Klappt man die unteren drei Zeilen (Sicherheit gewährleisten, Anzeigen oder Inhalte technisch bereitstellen, Technisch notwendig) auf, bekommt man zunächst kurze, wenn auch nicht leicht zu lesende Informationen darüber, was mit der jeweiligen Gruppe eigentlich gemeint ist. Des weiteren werden drei Anbieter angezeigt, in den beiden oberen Gruppen in diesem Fall übrigens dieselben drei. Und darunter kann man die Liste ausklappen. Machen Sie das mal, wenn Sie so einer Einwilligung begegnen, da sind hunderte von Anbietern hinterlegt. Ich bin sicher, dass die gar nicht alle hier zum Einsatz kommen. Es handelt sich vermutlich bloß um eine komplette Auflistung von allem, was möglich ist.
Besonders auffällig ist, dass man hier gar nicht widersprechen kann: man kann lediglich, wenn man bis zur Rente nichts mehr zu tun hat, dem Link zu jeder einzelnen Datenschutzerklärung des jeweiligen Anbieters folgen.
Ganz besonders die letzte Gruppe ist aber einen Blick wert, die sogenannten „technisch notwendigen“ Inhalte.
Oha, Google Analytics soll technisch notwendig sein? Auch bei den anderen Einträgen bin ich mir nicht in jedem Fall sicher. Die Abbildung ist übrigens vollständig, der unterste Punkt passt nicht ganz ins Fenster, aber es liegen keine weiteren Einträge darunter.
Natürlich kann man auch diese „notwendigen“ Techniken nicht abwählen. Man ist also auf die Einstellungen ganz oben angewiesen. Immerhin sollte es nun möglich sein, durch „Auswahl Speichern“ die eingeschränkte Einwilligung zu geben. Tut man dies, zeigt Ghostery 13 platzierte Tracker an. Diesen 13 Trackern kann man also nicht entgehen. Im Webspeicher befinden sich sogar 20 gesetzte Cookies. Eine „Cookie-Einwilligung“ bedeutet also auch bei maximal möglicher Ablehnung nicht, dass keine Cookies gesetzt werden. Ohnehin müsste ja zumindest die Tatsache, dass man abgelehnt hat, in einem Cookie auf dem System gespeichert werden.
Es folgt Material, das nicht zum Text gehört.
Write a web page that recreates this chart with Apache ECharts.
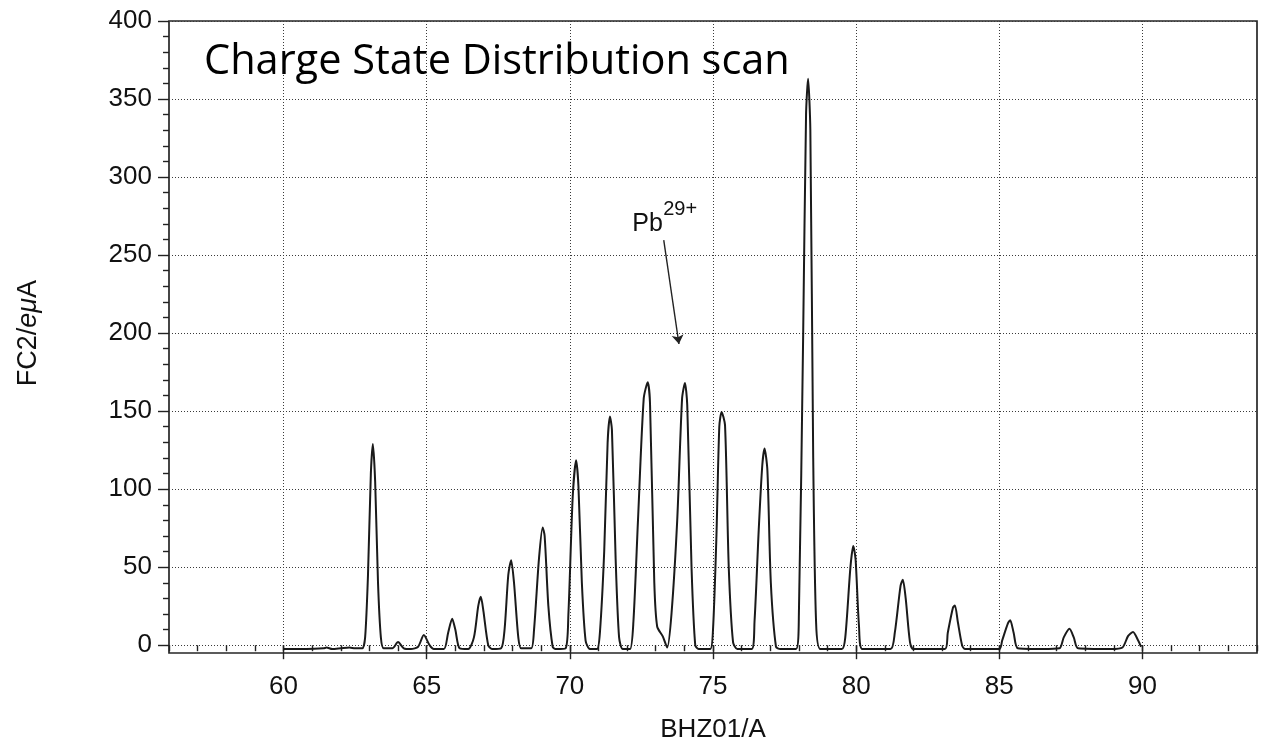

Sonst wäre es nicht möglich, dass bei einem späteren Besuch die getroffenen Einstellungen weiterhin beachtet werden und zudem geändert werden können.
Ich habe dann die Seite noch einmal in einem neuen privaten Fenster geöffnet und diesmal alles erlaubt. Außerdem habe ich Ghostery angewiesen, ebenfalls alles zuzulassen. Dies öffnet ungeahnten Tracking-Möglichkeiten Tür und Tor.
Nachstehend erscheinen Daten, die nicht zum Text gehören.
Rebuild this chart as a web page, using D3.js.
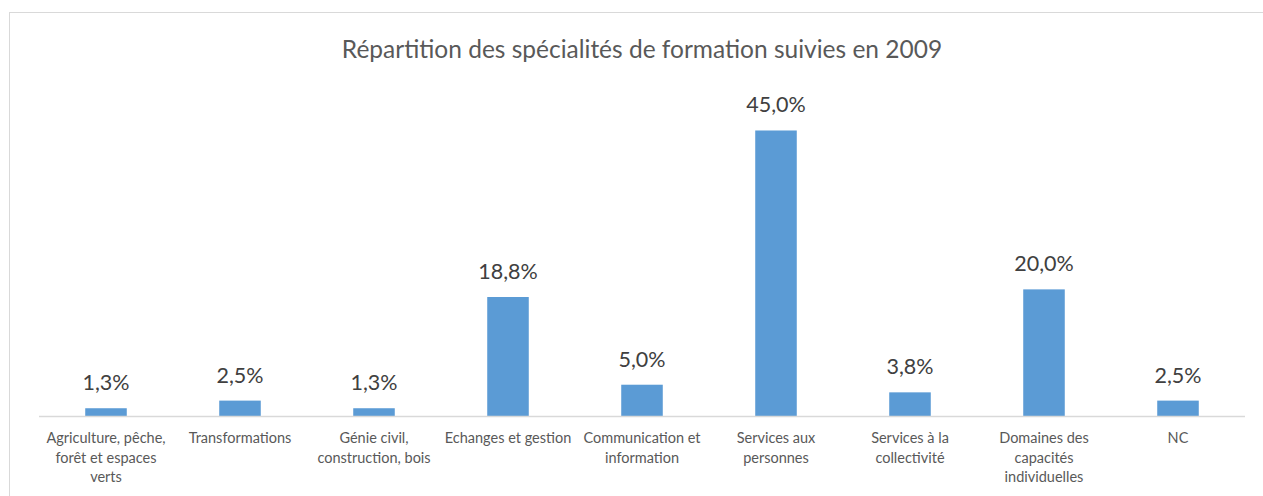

45 Tracker stürzen sich nun auf meine Daten. Nach Wiedereinschaltung von Ghostery bleiben davon immer noch 14 Tracker. Davon werden 10 blockiert.
Man sieht also, dass es hier nicht möglich ist, alle Trackingmechanismen vollständig zu unterbinden. Höchstmögliche Privatheit erreicht man, indem man immer die individuellen Einstellungen öffnet und dort alles ablehnt, was möglich ist. Eine konforme Einwilligungserklärung darf nichts Ablehnbares vorab auswählen, es sollte also im Grunde genügen, nach dem Öffnen der Einstellungen und einem kurzen Blick, ob auch wirklich alles abgewählt ist, die Einstellungen zu speichern. Eine Beschäftigung mit dem ganzen Rest frisst nur unglaublich viel Zeit und führt zu nichts. Wer noch mehr blockieren möchte, muss zu Plugins wie Ghostery greifen oder auf die immer strenger werdenden Browser-Einstellungen hoffen.
Als Anbieter einer normalen gewerblichen Webseite mit regionalem Bezug und einer überschaubaren Menge an Besuchern muss man sich fragen, ob die Panik, die gerade auf dieser Ebene von der DSGVO ausgelöst wurde, wirklich gerechtfertigt war. Wenn das, was dieses Nachrichtenmagazin hier treibt, datenschutztechnisch so in Ordnung ist, dann weiß ich nicht, wie viel Aufwand solch ein kleiner Anbieter wirklich treiben muss, um seinen Einsatz von Tracking per Google Analytics oder Matomo zu rechtfertigen.